To a sense of colour children add a feeling for form and a remarkable capacity for decorative invention.  Many of these pastoral landscapes and scenes of war are composed - all unwittingly, of course, and by instinct - according to the most severely elegant classical principles.  Voids and masses are beautifully balanced about the central axis.  Houses, trees, figures are placed exactly where the rule of the Golden Section demands that they should be placed.  No deliberate essays in formal decoration are shown in this collection; but even in landscapes and scenes of war, the children's feeling for pattern is constantly illustrated.  For example, the bullets from the machine guns of the planes will be made visible by the child artist as interlacing chains of beads, so that a drawing of an air raid becomes not only a poignant scene of slaughter, but also and simultaneously a curious and original pattern of lines and circles.

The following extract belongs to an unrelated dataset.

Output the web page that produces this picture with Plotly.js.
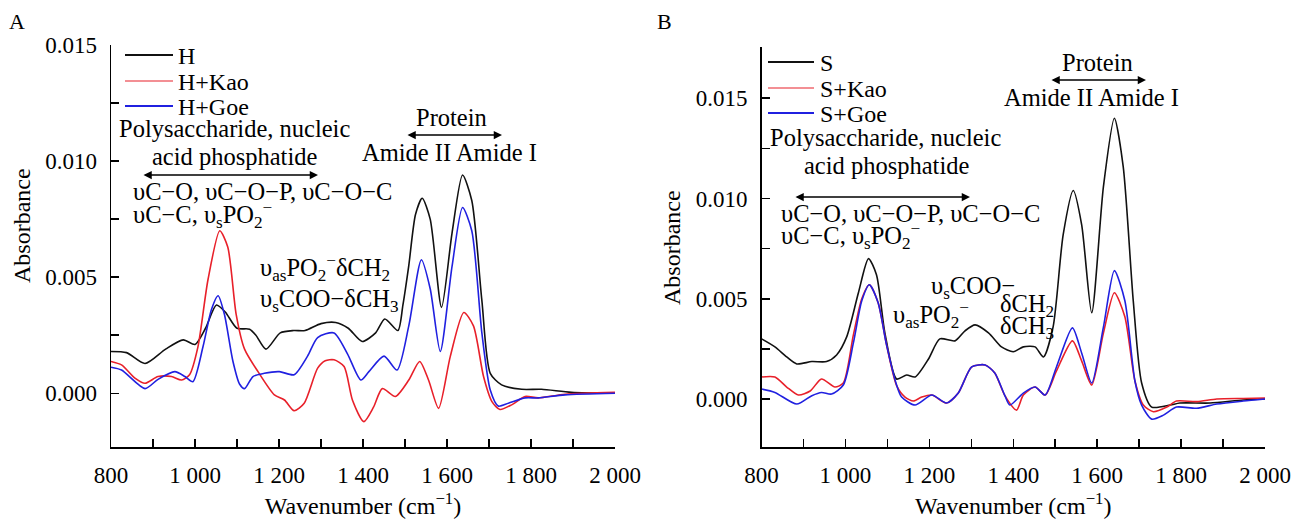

Finally, there is the child's power of psychological and dramatic expression. This is necessarily limited by his deficiencyies in technique.  But, within those limitations, the invention, the artistic resourcefulness, the power of execution are often remarkable.  The pastoral scenes of life on the farm in time of peace, or in the temporary haven of the refugees camp, are often wonderfully expressive.  Everything is shown and shown in the liveliest way. And the same is true of the scenes of war.  The drawings illustrating bombardment from the air are painfully vivid and complete.  The explosions, the panic rush to shelter, the bodies of the victims, the weeping mothers, upon whose faces the tears run down in bead-like chains hardly distinguishable from the rosaries of machine-gun bullets descending from the sky - these are portrayed again and again with a power of expression that evokes our admiration for the childish artists and our horror at the elaborate bestiality of modern war.

And this brings us by an easy and indeed inevitable transition to the other, non aesthetic aspect of our exhibition.  It is a pleasure to consider these children's drawings as works of art; but it is also our duty to remember that they are signs of the times, symptoms of our contemporary civilization.  If we look at them with the eyes of historians and sociologists, we shall be struck at once by a horribly significant fact: the greater number of these drawings contain representations of aeroplanes.  To the little boys and girls of Spain, the symbol of contemporary civilization, the one overwhelmingly significant fact in the world of today is the military plane - the plane that, when cities have anti-aircraft defenses, flies high and drops its load of fire and high explosives indiscriminately from the clouds; the plane that, when there is no defense, swoops low and turns its machine-guns on the panic-stricken men, women and children in the streets.  For hundreds of thousands of children in Spain, as for millions of other children in China, the plane, with its bombs and its machine guns, is the thing that, in the world we live in and helped to make, is significant and important above all others.  This is the dreadful fact to which the drawings in our collection bear unmistakable witness.

North of the Pyrenees and west of the Great Wall, the imagination of little boys and girls is still free (I am writing in the first days of September, 1938) to wander over the whole range of childish experience.  The bombing plane has not yet forced itself upon their thoughts and emotions, has not yet forced itself upon their thoughts and emotions, has not yet stamped its image upon their creative fancy.  Will it be possible to spare them the experiences to which the children of Spain and China have been subjected?  And, if so, by what means can this be achieved?  To this second question many different answers have been given.  Of these the most human and rational is the apparently Utopian but, at bottom, uniquely practical answer proposed by the Quakers.  That this solution, or any other of its less satisfactory alternatives, will be generally accepted in the near future seems in the highest degree improbable.  The most that individual men and women of good will can do is to work on behalf of some general solution of the problem of large-scale violence and, meanwhile to succour those who, like the child artists of this exhibition, have been made the victims of the world's collective crime and madness.